» **EXERCISE TASK**: Please set down all the lines beneath this one exactly, without the pictures.

» **SUPPLIED MATERIAL**:
....
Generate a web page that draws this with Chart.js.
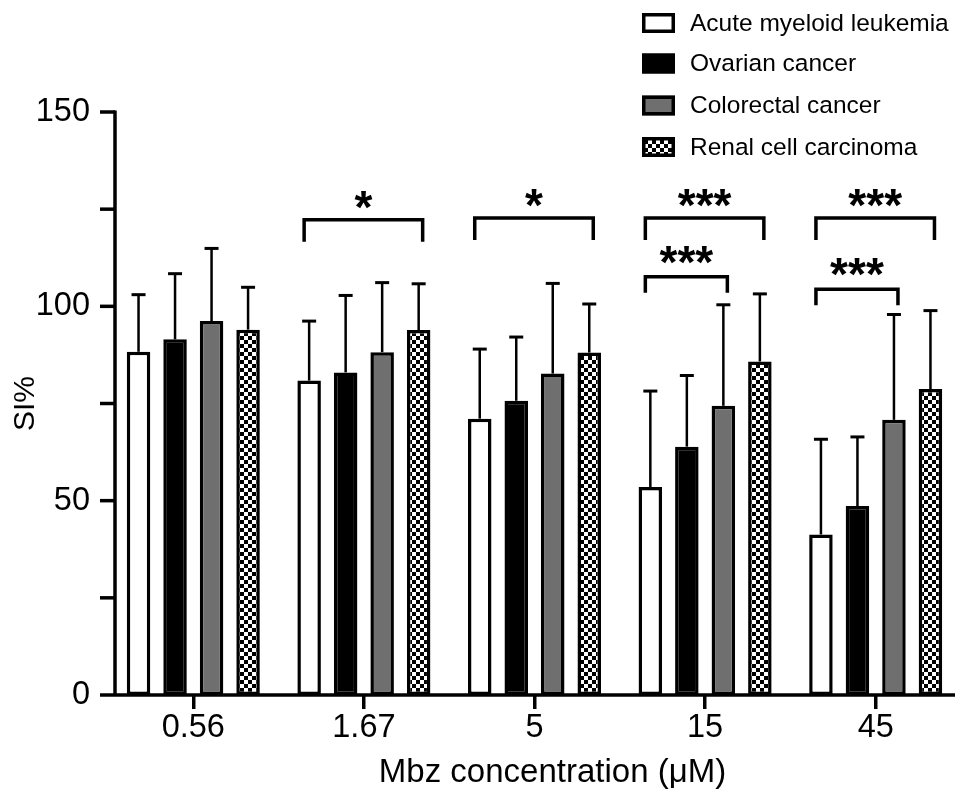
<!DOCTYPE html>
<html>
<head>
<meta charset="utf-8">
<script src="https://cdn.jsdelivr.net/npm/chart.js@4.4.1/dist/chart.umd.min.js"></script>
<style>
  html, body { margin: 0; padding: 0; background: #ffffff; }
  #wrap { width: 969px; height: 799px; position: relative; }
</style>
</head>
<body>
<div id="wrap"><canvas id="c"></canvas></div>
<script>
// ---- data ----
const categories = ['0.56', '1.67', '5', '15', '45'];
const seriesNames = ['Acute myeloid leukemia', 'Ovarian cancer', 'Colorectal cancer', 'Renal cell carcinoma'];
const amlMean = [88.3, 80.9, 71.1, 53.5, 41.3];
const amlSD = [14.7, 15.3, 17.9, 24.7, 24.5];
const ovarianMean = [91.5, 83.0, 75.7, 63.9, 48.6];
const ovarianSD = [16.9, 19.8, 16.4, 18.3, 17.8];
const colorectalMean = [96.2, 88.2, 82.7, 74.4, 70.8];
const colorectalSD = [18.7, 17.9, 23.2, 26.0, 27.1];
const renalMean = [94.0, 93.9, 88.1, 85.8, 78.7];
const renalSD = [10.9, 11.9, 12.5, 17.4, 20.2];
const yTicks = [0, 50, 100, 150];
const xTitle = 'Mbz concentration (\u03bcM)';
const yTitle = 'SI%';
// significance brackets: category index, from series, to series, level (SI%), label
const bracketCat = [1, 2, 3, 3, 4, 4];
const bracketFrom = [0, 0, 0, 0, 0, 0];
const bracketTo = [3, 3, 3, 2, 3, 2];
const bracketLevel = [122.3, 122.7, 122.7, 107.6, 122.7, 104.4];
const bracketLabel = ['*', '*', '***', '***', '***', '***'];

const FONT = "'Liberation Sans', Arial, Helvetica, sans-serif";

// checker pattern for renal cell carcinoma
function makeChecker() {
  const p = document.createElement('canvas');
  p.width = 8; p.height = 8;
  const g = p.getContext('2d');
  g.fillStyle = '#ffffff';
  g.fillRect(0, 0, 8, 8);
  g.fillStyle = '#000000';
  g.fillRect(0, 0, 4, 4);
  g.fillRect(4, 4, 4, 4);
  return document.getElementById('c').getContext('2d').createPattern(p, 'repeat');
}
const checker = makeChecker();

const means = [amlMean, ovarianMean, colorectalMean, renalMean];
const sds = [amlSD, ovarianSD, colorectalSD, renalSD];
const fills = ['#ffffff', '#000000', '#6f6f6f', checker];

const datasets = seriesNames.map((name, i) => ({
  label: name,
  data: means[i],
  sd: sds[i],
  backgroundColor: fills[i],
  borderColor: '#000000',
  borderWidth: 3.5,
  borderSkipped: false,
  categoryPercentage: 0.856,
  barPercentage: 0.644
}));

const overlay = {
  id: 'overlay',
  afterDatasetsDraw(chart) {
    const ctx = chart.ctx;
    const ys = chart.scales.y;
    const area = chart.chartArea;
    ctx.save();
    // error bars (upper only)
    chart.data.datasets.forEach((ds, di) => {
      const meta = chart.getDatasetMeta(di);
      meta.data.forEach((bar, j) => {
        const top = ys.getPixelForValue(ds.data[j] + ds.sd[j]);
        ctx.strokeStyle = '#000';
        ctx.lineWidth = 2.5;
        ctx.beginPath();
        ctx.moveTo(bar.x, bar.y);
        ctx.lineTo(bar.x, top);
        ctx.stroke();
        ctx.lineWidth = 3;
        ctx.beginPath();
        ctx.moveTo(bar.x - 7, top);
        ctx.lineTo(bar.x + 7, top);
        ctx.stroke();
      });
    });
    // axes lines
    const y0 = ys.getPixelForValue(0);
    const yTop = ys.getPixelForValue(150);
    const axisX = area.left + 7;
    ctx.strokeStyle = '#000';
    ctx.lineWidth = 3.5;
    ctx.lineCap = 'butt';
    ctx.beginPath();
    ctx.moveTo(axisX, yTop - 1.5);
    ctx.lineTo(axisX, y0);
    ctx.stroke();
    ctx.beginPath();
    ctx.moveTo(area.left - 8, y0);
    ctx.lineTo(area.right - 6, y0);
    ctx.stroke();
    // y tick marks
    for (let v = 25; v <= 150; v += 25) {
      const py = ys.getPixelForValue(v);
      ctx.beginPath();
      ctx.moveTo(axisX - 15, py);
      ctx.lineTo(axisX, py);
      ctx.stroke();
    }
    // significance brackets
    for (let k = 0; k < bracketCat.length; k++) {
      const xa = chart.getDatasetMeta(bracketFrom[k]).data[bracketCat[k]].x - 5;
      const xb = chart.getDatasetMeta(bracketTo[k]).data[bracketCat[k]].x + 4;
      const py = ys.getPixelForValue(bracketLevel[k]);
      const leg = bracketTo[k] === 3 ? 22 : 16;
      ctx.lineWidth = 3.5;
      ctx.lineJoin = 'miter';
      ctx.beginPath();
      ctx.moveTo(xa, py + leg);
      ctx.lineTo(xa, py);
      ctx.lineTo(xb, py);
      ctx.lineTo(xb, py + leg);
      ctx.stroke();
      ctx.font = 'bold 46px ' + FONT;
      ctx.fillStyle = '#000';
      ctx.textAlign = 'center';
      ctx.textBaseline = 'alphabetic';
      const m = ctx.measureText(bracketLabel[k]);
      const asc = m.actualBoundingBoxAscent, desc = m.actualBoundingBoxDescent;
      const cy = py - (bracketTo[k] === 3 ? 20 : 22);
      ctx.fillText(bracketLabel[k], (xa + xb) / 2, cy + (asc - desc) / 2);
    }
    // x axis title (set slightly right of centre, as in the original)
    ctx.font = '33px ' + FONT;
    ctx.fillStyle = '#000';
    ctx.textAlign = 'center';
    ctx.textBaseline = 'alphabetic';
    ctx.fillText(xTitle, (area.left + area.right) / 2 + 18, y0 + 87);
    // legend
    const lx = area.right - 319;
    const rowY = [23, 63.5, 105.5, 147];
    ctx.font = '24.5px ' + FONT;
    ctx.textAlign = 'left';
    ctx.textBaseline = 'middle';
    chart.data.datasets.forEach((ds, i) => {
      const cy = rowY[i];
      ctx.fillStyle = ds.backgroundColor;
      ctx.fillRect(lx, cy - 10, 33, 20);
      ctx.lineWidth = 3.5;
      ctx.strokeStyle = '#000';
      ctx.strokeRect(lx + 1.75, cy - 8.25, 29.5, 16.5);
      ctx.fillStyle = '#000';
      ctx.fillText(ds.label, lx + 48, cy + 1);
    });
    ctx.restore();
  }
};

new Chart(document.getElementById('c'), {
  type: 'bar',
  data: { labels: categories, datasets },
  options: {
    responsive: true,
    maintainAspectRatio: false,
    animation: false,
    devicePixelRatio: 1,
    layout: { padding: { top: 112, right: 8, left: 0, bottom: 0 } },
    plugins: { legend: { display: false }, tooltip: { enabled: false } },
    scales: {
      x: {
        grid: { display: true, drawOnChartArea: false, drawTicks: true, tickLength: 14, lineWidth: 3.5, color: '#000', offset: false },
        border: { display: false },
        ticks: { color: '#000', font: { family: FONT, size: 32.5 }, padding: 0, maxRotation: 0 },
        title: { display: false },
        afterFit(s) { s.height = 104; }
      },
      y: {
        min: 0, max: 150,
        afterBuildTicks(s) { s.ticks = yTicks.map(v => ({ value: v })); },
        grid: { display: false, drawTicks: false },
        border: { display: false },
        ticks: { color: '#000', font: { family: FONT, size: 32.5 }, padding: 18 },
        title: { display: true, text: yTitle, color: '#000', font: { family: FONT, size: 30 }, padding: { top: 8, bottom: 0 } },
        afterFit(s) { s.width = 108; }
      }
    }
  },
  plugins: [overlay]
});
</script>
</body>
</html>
....
» **RESULT OF THE EXERCISE**:
Generate a web page that draws this with Chart.js.
<!DOCTYPE html>
<html>
<head>
<meta charset="utf-8">
<script src="https://cdn.jsdelivr.net/npm/chart.js@4.4.1/dist/chart.umd.min.js"></script>
<style>
  html, body { margin: 0; padding: 0; background: #ffffff; }
  #wrap { width: 969px; height: 799px; position: relative; }
</style>
</head>
<body>
<div id="wrap"><canvas id="c"></canvas></div>
<script>
// ---- data ----
const categories = ['0.56', '1.67', '5', '15', '45'];
const seriesNames = ['Acute myeloid leukemia', 'Ovarian cancer', 'Colorectal cancer', 'Renal cell carcinoma'];
const amlMean = [88.3, 80.9, 71.1, 53.5, 41.3];
const amlSD = [14.7, 15.3, 17.9, 24.7, 24.5];
const ovarianMean = [91.5, 83.0, 75.7, 63.9, 48.6];
const ovarianSD = [16.9, 19.8, 16.4, 18.3, 17.8];
const colorectalMean = [96.2, 88.2, 82.7, 74.4, 70.8];
const colorectalSD = [18.7, 17.9, 23.2, 26.0, 27.1];
const renalMean = [94.0, 93.9, 88.1, 85.8, 78.7];
const renalSD = [10.9, 11.9, 12.5, 17.4, 20.2];
const yTicks = [0, 50, 100, 150];
const xTitle = 'Mbz concentration (\u03bcM)';
const yTitle = 'SI%';
// significance brackets: category index, from series, to series, level (SI%), label
const bracketCat = [1, 2, 3, 3, 4, 4];
const bracketFrom = [0, 0, 0, 0, 0, 0];
const bracketTo = [3, 3, 3, 2, 3, 2];
const bracketLevel = [122.3, 122.7, 122.7, 107.6, 122.7, 104.4];
const bracketLabel = ['*', '*', '***', '***', '***', '***'];

const FONT = "'Liberation Sans', Arial, Helvetica, sans-serif";

// checker pattern for renal cell carcinoma
function makeChecker() {
  const p = document.createElement('canvas');
  p.width = 8; p.height = 8;
  const g = p.getContext('2d');
  g.fillStyle = '#ffffff';
  g.fillRect(0, 0, 8, 8);
  g.fillStyle = '#000000';
  g.fillRect(0, 0, 4, 4);
  g.fillRect(4, 4, 4, 4);
  return document.getElementById('c').getContext('2d').createPattern(p, 'repeat');
}
const checker = makeChecker();

const means = [amlMean, ovarianMean, colorectalMean, renalMean];
const sds = [amlSD, ovarianSD, colorectalSD, renalSD];
const fills = ['#ffffff', '#000000', '#6f6f6f', checker];

const datasets = seriesNames.map((name, i) => ({
  label: name,
  data: means[i],
  sd: sds[i],
  backgroundColor: fills[i],
  borderColor: '#000000',
  borderWidth: 3.5,
  borderSkipped: false,
  categoryPercentage: 0.856,
  barPercentage: 0.644
}));

const overlay = {
  id: 'overlay',
  afterDatasetsDraw(chart) {
    const ctx = chart.ctx;
    const ys = chart.scales.y;
    const area = chart.chartArea;
    ctx.save();
    // error bars (upper only)
    chart.data.datasets.forEach((ds, di) => {
      const meta = chart.getDatasetMeta(di);
      meta.data.forEach((bar, j) => {
        const top = ys.getPixelForValue(ds.data[j] + ds.sd[j]);
        ctx.strokeStyle = '#000';
        ctx.lineWidth = 2.5;
        ctx.beginPath();
        ctx.moveTo(bar.x, bar.y);
        ctx.lineTo(bar.x, top);
        ctx.stroke();
        ctx.lineWidth = 3;
        ctx.beginPath();
        ctx.moveTo(bar.x - 7, top);
        ctx.lineTo(bar.x + 7, top);
        ctx.stroke();
      });
    });
    // axes lines
    const y0 = ys.getPixelForValue(0);
    const yTop = ys.getPixelForValue(150);
    const axisX = area.left + 7;
    ctx.strokeStyle = '#000';
    ctx.lineWidth = 3.5;
    ctx.lineCap = 'butt';
    ctx.beginPath();
    ctx.moveTo(axisX, yTop - 1.5);
    ctx.lineTo(axisX, y0);
    ctx.stroke();
    ctx.beginPath();
    ctx.moveTo(area.left - 8, y0);
    ctx.lineTo(area.right - 6, y0);
    ctx.stroke();
    // y tick marks
    for (let v = 25; v <= 150; v += 25) {
      const py = ys.getPixelForValue(v);
      ctx.beginPath();
      ctx.moveTo(axisX - 15, py);
      ctx.lineTo(axisX, py);
      ctx.stroke();
    }
    // significance brackets
    for (let k = 0; k < bracketCat.length; k++) {
      const xa = chart.getDatasetMeta(bracketFrom[k]).data[bracketCat[k]].x - 5;
      const xb = chart.getDatasetMeta(bracketTo[k]).data[bracketCat[k]].x + 4;
      const py = ys.getPixelForValue(bracketLevel[k]);
      const leg = bracketTo[k] === 3 ? 22 : 16;
      ctx.lineWidth = 3.5;
      ctx.lineJoin = 'miter';
      ctx.beginPath();
      ctx.moveTo(xa, py + leg);
      ctx.lineTo(xa, py);
      ctx.lineTo(xb, py);
      ctx.lineTo(xb, py + leg);
      ctx.stroke();
      ctx.font = 'bold 46px ' + FONT;
      ctx.fillStyle = '#000';
      ctx.textAlign = 'center';
      ctx.textBaseline = 'alphabetic';
      const m = ctx.measureText(bracketLabel[k]);
      const asc = m.actualBoundingBoxAscent, desc = m.actualBoundingBoxDescent;
      const cy = py - (bracketTo[k] === 3 ? 20 : 22);
      ctx.fillText(bracketLabel[k], (xa + xb) / 2, cy + (asc - desc) / 2);
    }
    // x axis title (set slightly right of centre, as in the original)
    ctx.font = '33px ' + FONT;
    ctx.fillStyle = '#000';
    ctx.textAlign = 'center';
    ctx.textBaseline = 'alphabetic';
    ctx.fillText(xTitle, (area.left + area.right) / 2 + 18, y0 + 87);
    // legend
    const lx = area.right - 319;
    const rowY = [23, 63.5, 105.5, 147];
    ctx.font = '24.5px ' + FONT;
    ctx.textAlign = 'left';
    ctx.textBaseline = 'middle';
    chart.data.datasets.forEach((ds, i) => {
      const cy = rowY[i];
      ctx.fillStyle = ds.backgroundColor;
      ctx.fillRect(lx, cy - 10, 33, 20);
      ctx.lineWidth = 3.5;
      ctx.strokeStyle = '#000';
      ctx.strokeRect(lx + 1.75, cy - 8.25, 29.5, 16.5);
      ctx.fillStyle = '#000';
      ctx.fillText(ds.label, lx + 48, cy + 1);
    });
    ctx.restore();
  }
};

new Chart(document.getElementById('c'), {
  type: 'bar',
  data: { labels: categories, datasets },
  options: {
    responsive: true,
    maintainAspectRatio: false,
    animation: false,
    devicePixelRatio: 1,
    layout: { padding: { top: 112, right: 8, left: 0, bottom: 0 } },
    plugins: { legend: { display: false }, tooltip: { enabled: false } },
    scales: {
      x: {
        grid: { display: true, drawOnChartArea: false, drawTicks: true, tickLength: 14, lineWidth: 3.5, color: '#000', offset: false },
        border: { display: false },
        ticks: { color: '#000', font: { family: FONT, size: 32.5 }, padding: 0, maxRotation: 0 },
        title: { display: false },
        afterFit(s) { s.height = 104; }
      },
      y: {
        min: 0, max: 150,
        afterBuildTicks(s) { s.ticks = yTicks.map(v => ({ value: v })); },
        grid: { display: false, drawTicks: false },
        border: { display: false },
        ticks: { color: '#000', font: { family: FONT, size: 32.5 }, padding: 18 },
        title: { display: true, text: yTitle, color: '#000', font: { family: FONT, size: 30 }, padding: { top: 8, bottom: 0 } },
        afterFit(s) { s.width = 108; }
      }
    }
  },
  plugins: [overlay]
});
</script>
</body>
</html>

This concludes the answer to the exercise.